Mark Morford needs to get dumped more often

Posted at 10:51 am


Okay, so that title’s a little cruel and, yes, this is mainly filler to cover up the fact that I haven’t finished any of the pieces I mentioned previously. Soon, I promise… (again)

But anyhoo…

For quite a while, I was a big fan of Mark Morford’s SF Chronicle column. The writing was alternately breezy and frenetic, and each piece generally contained a kernel of truth or outrage which was… resonant.

Over the past year or so, though, the quality dropped. His politically-leaning pieces became directionless rants, and more and more columns were taken up with meandering rambles about consumer technology or science news.

At points, the only fun left was to play “spot the ‘Bush-ravaged’”, scanning each column to see how he’d managed to work that horribly over-used phrase of his into a subject completely divorced from Republican politics.
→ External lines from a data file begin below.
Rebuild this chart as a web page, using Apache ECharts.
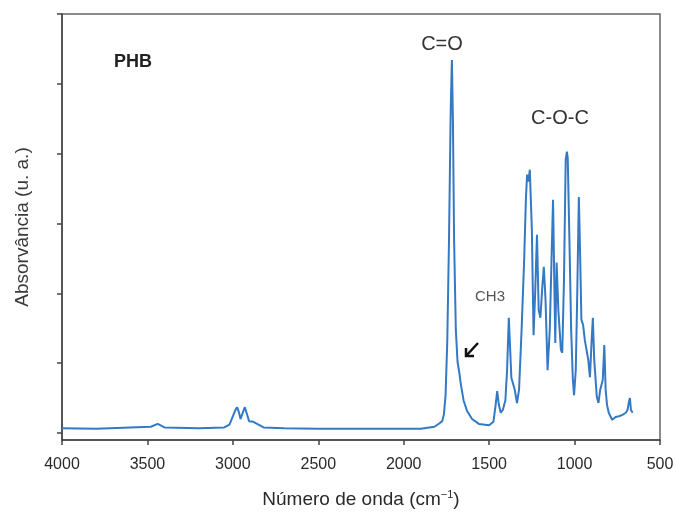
<!DOCTYPE html>
<html><head><meta charset="utf-8">
<script src="https://cdn.jsdelivr.net/npm/echarts@6/dist/echarts.min.js"></script>
<style>html,body{margin:0;padding:0;background:#fff}#c{width:676px;height:512px}</style>
</head><body><div id="c"></div>
<script>
const wavenumbers = [4000,3800,3600,3480,3440,3400,3200,3050,3020,3000,2985,2975,2965,2955,2945,2930,2920,2905,2880,2870,2850,2820,2700,2500,2300,2100,1900,1820,1790,1775,1765,1755,1745,1735,1725,1718,1712,1705,1695,1685,1675,1665,1650,1630,1600,1560,1500,1475,1462,1453,1443,1432,1420,1405,1395,1385,1378,1370,1360,1350,1337,1325,1310,1295,1285,1278,1270,1262,1250,1240,1230,1220,1210,1200,1190,1180,1170,1158,1145,1135,1126,1118,1113,1105,1095,1080,1072,1062,1052,1045,1040,1030,1020,1010,1003,993,985,975,968,960,950,940,930,920,910,900,893,885,870,860,850,835,826,818,810,800,780,760,740,720,700,690,680,676,670,660];
const absorbance = [0.07,0.06,0.08,0.09,0.13,0.08,0.07,0.08,0.12,0.24,0.33,0.37,0.30,0.20,0.27,0.37,0.29,0.17,0.16,0.15,0.12,0.08,0.07,0.06,0.06,0.06,0.06,0.09,0.14,0.17,0.26,0.54,1.32,2.75,4.63,5.34,4.48,2.75,1.48,1.02,0.87,0.69,0.47,0.32,0.20,0.13,0.11,0.16,0.40,0.60,0.40,0.29,0.33,0.47,0.90,1.65,1.26,0.79,0.80,0.62,0.43,0.62,1.48,2.48,3.34,3.70,3.60,3.77,2.91,1.40,2.05,2.84,1.76,1.65,2.05,2.38,1.91,0.90,1.48,2.48,3.34,2.06,1.29,2.44,1.76,1.19,1.15,2.19,3.91,4.03,3.94,2.75,1.48,0.76,0.54,0.90,1.90,3.38,2.62,1.62,1.55,1.33,1.19,1.05,0.80,1.33,1.65,1.05,0.52,0.43,0.62,0.76,1.26,0.62,0.40,0.29,0.19,0.23,0.24,0.26,0.29,0.33,0.47,0.50,0.33,0.29];
const xTicks = [4000,3500,3000,2500,2000,1500,1000,500];
const yTicks = [0,1,2,3,4,5,6];

const chart = echarts.init(document.getElementById('c'), null, {renderer:'canvas'});
const font = 'Liberation Sans, Arial, sans-serif';
chart.setOption({
  animation:false,
  backgroundColor:'#fff',
  grid:{left:62,right:16,top:14,bottom:72,outerBoundsMode:'none',containLabel:false,show:true,borderColor:'#666',borderWidth:1.5,backgroundColor:'transparent'},
  xAxis:{type:'value',inverse:true,min:500,max:4000,interval:500,
    axisLine:{show:true,onZero:false,lineStyle:{color:'#444',width:1.5}},
    axisTick:{show:true,length:5,customValues:xTicks,lineStyle:{color:'#444',width:1.5}},
    axisLabel:{color:'#2a2a2a',fontSize:16,fontFamily:font,margin:17,customValues:xTicks,formatter:v=>String(v)},
    splitLine:{show:false},
    name:'{a|Número de onda (cm}{s|−1}{a|)}',nameLocation:'middle',nameGap:49,
    nameTextStyle:{rich:{a:{fontSize:19,color:'#2a2a2a',fontFamily:font},s:{fontSize:11,color:'#2a2a2a',fontFamily:font,verticalAlign:'top',padding:[0,0,10,0]}}}
  },
  yAxis:{type:'value',min:-0.1,max:6,
    axisLine:{show:true,onZero:false,lineStyle:{color:'#444',width:1.5}},
    axisTick:{show:true,length:5,customValues:yTicks,lineStyle:{color:'#444',width:1.5}},
    axisLabel:{show:false},
    splitLine:{show:false},
    name:'Absorvância (u. a.)',nameLocation:'middle',nameGap:30,
    nameTextStyle:{fontSize:19,color:'#3a3a3a',fontFamily:font}
  },
  series:[{type:'line',data:wavenumbers.map((w,i)=>[w,absorbance[i]]),showSymbol:false,
    lineStyle:{color:'#3479c4',width:2},smooth:false}],
  graphic:[
    {type:'text',x:133,y:62,style:{text:'PHB',fontFamily:font,fontSize:18,fontWeight:'bold',fill:'#222',align:'center',verticalAlign:'middle'}},
    {type:'text',x:442,y:44,style:{text:'C=O',fontFamily:font,fontSize:20,fill:'#333',align:'center',verticalAlign:'middle'}},
    {type:'text',x:560,y:118,style:{text:'C-O-C',fontFamily:font,fontSize:20,fill:'#333',align:'center',verticalAlign:'middle'}},
    {type:'text',x:490,y:297,style:{text:'CH3',fontFamily:font,fontSize:15,fill:'#555',align:'center',verticalAlign:'middle'}},
    {type:'group',silent:true,children:[
      {type:'line',shape:{x1:478,y1:343,x2:466,y2:356},style:{stroke:'#111',lineWidth:2.5}},
      {type:'polyline',shape:{points:[[466,348],[466,356],[474,356]]},style:{stroke:'#111',lineWidth:2.5,fill:null}}
    ]}
  ]
});
</script></body></html>
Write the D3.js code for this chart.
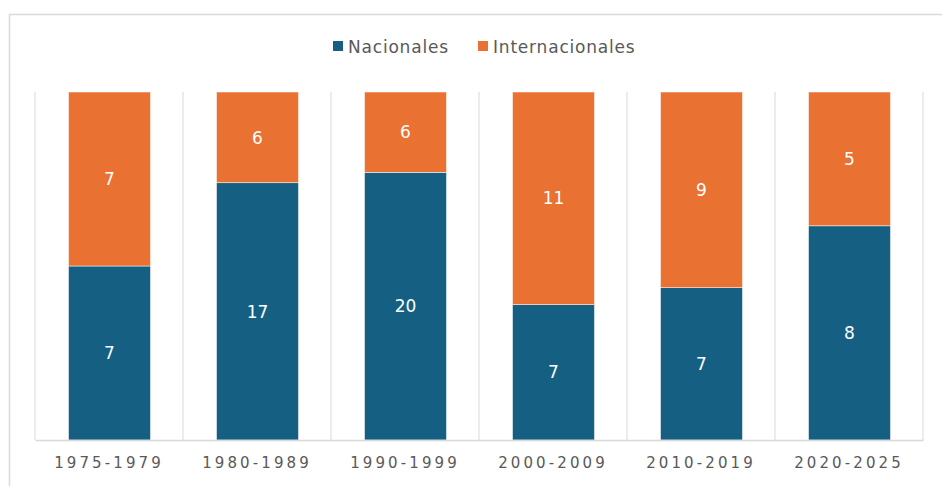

Today’s piece, however, is something of a return to Morford of old. It’s a little bit honest, a little bit brutal and a little bit sweet. It also contains the killer line

…whose biological clock is ticking like Dick Cheney’s pacemaker in a gay fetish dungeon…

…which made me accidentally snort tea this morning.

Since the column in question was apparently prompted by his newly single status, the headline here speaks for itself.